Trying to use RO for full-home demand results in:

  • Severe pressure collapse
  • Excessive reject water
  • Accelerated membrane wear

RO is not structurally designed for whole-home use.

Contaminant Removal Comparison

Issue

Whole House Filter

Reverse Osmosis

Sediment

Chlorine

Chloramine

✔ (catalytic carbon)

VOCs

Hardness

TDS

Fluoride

Nitrates

Whole-house systems improve water quality at scale.
RO reduces dissolved contaminants at drinking level.

Common Homeowner Mistake #1

“If RO removes more, why not just install it for everything?”

Because purification speed and distribution demand are different engineering problems.

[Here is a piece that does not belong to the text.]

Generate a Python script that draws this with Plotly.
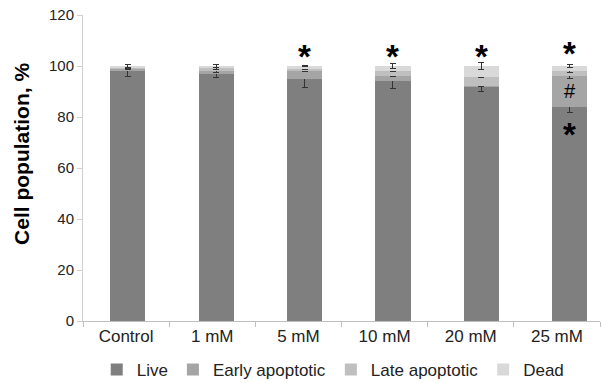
import plotly.graph_objects as go

categories = ["Control", "1 mM", "5 mM", "10 mM", "20 mM", "25 mM"]
live = [98.3, 97.0, 95.0, 94.0, 92.0, 84.0]
early = [0.6, 1.0, 3.3, 2.2, 0.3, 12.0]
late = [0.5, 1.2, 0.7, 2.0, 3.5, 2.2]
dead = [0.6, 0.8, 1.0, 1.8, 4.2, 1.8]
live_err = [2.3, 1.5, 3.4, 2.8, 2.1, 2.2]
early_err = [0.3, 0.4, 0.3, 0.5, 0.3, 0.8]
late_err = [0.3, 0.4, 0.3, 0.3, 0.3, 0.8]
dead_err = [0.4, 0.5, 0.3, 0.8, 1.4, 0.7]

series_names = ["Live", "Early apoptotic", "Late apoptotic", "Dead"]
series_vals = [live, early, late, dead]
series_errs = [live_err, early_err, late_err, dead_err]
colors = ["#7f7f7f", "#a5a5a5", "#bfbfbf", "#d9d9d9"]

# significance markers: (category, y value, text)
marker_cats = ["5 mM", "10 mM", "20 mM", "25 mM", "25 mM", "25 mM"]
marker_y = [105.6, 105.6, 105.6, 107.0, 90.2, 75.0]
marker_txt = ["*", "*", "*", "*", "#", "*"]

fig = go.Figure()
# invisible trace to carry category labels on the primary x axis
fig.add_trace(go.Scatter(x=categories, y=[0] * len(categories), mode="markers",
                         marker=dict(opacity=0), showlegend=False, hoverinfo="skip"))
for name, vals, errs, c in zip(series_names, series_vals, series_errs, colors):
    fig.add_trace(go.Bar(
        x=categories, y=vals, name=name, xaxis="x2",
        marker=dict(color=c, line=dict(width=0)),
        error_y=dict(type="data", array=errs, color="#333333", thickness=1, width=3),
    ))

for cx, cy, t in zip(marker_cats, marker_y, marker_txt):
    if t == "*":
        fig.add_annotation(x=cx, y=cy, xref="x2", yref="y", text="<b>*</b>", showarrow=False,
                           font=dict(size=33, color="black", family="Liberation Sans"),
                           yshift=-5)
    else:
        fig.add_annotation(x=cx, y=cy, xref="x2", yref="y", text=t, showarrow=False,
                           font=dict(size=20, color="black", family="Liberation Sans"))

# y-axis title as rotated text
fig.add_annotation(text="<b>Cell population, %</b>", xref="paper", yref="paper",
                   x=-0.118, y=0.546, textangle=-90, showarrow=False,
                   xanchor="center", yanchor="middle",
                   font=dict(size=21, color="black", family="Liberation Sans"))

fig.update_layout(
    barmode="stack",
    bargap=0.604,
    width=602, height=383,
    margin=dict(l=83, r=2, t=15, b=62),
    plot_bgcolor="white", paper_bgcolor="white",
    font=dict(family="Liberation Sans", size=15, color="#222222"),
    showlegend=True,
    legend=dict(orientation="h", x=0.484, xanchor="center", yref="container", y=0.034,
                yanchor="middle", font=dict(size=17), itemwidth=30, traceorder="normal"),
    xaxis=dict(type="category", range=[-0.5, 5.5], showline=True, linecolor="#bfbfbf",
               ticks="outside", tickson="boundaries", ticklen=5, tickcolor="#bfbfbf",
               tickfont=dict(size=17), showgrid=False, fixedrange=True),
    xaxis2=dict(type="category", overlaying="x", range=[-0.504, 5.34], visible=False,
                showgrid=False),
    yaxis=dict(range=[0, 120], dtick=20, showline=True, linecolor="#d0d0d0",
               ticks="outside", ticklen=5, tickcolor="#d0d0d0", showgrid=False,
               zeroline=False, tickfont=dict(size=15)),
)

fig.write_html("out.html")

RO is precision filtration.

Whole-house systems are flow management systems.

Confusing those creates plumbing stress.

Hardness Clarified

Hardness Clarified (Scale Protection Reality)

Hardness is dissolved calcium and magnesium.

Neither whole-house carbon nor RO replaces a softener for scale control.

RO may reduce dissolved solids slightly — but it is not engineered to protect plumbing from mineral buildup.

If scale is the problem, see:
👉water-softener-system-cost 

Taste vs Safety Boundary

Whole-house carbon primarily addresses:

  • Chlorine
  • Odor
  • Sediment
  • General aesthetic improvements

RO targets:

  • Dissolved solids
  • Fluoride
  • Nitrates
  • Certain health-related contaminants

For private wells, the EPA recommends regular testing to determine appropriate treatment before system selection.

Test before you treat.

Wastewater & Environmental Reality

Reverse osmosis produces reject water during membrane separation.

Reject ratios vary depending on:

  • Pressure
  • Temperature
  • Membrane design
  • System efficiency

At faucet scale, this is manageable.

At whole-home scale, wastewater multiplies dramatically.

Whole-house carbon systems do not produce reject water.

This is one reason whole-house RO remains rare in residential design.

Common Homeowner Mistake #2

Installing only RO because “drinking water matters most,” while leaving:

  • Chlorine attacking the heater
  • Sediment clogging valves
  • Fixtures degrading

Drinking water quality matters.

But plumbing longevity also matters.

Layered System (The Balanced Strategy)

Many modern homes use:

Main line → Sediment → Carbon → (Softener if needed) → Distribution
Kitchen branch → RO

This setup:

  • Protects infrastructure
  • Improves shower water
  • Provides purified drinking water

For pricing breakdowns:
👉whole-house-water-filtration-system-cost 

Maintenance Comparison

Whole House

  • Sediment: 3–6 months
  • Carbon: 6–12 months
  • Media tanks: multi-year lifespan

Reverse Osmosis

  • Pre-filters: 6–12 months
  • Membrane: 2–5 years
  • Post-filter: yearly

RO requires more frequent service cycles.

Whole-house systems require correct sizing and flow management.

Professional Selection Checklist

  • Confirm disinfectant type (chlorine vs chloramine)
  • Look for NSF/ANSI 42 or 53 certification claims
  • Size whole-house system by peak GPM
  • Never oversize RO expecting whole-home performance
  • Test well water annually

Matching system to chemistry prevents overspending.

Common Homeowner Mistake #3

Assuming one system solves every water issue.

Water treatment is layered by design.

Infrastructure problems require infrastructure solutions.

Drinking purity requires precision solutions.

Trying to force one system to do both often leads to disappointment.

FAQs

Can reverse osmosis replace a whole house filter?

No. RO systems cannot support whole-home flow demand.

Does RO remove chlorine?

Yes, but whole-house carbon is more practical for full-home chlorine treatment.

Does whole house filtration remove fluoride?

Most standard systems do not. RO is typically required.

Can I install RO at every faucet?

Technically possible, but inefficient and costly. RO is best used at select drinking locations.

What happens if RO pressure drops in high-use homes?

Production slows dramatically. Storage tanks may not refill fast enough to meet demand.

Does combining both systems reduce maintenance?

Layering systems distributes treatment load properly but does not eliminate routine maintenance.

Is whole-house RO ever justified?

Only in rare cases involving specific contamination profiles and large, engineered systems.

What protects tankless water heaters?

Whole-house sediment filtration and softening protect heat exchanger components.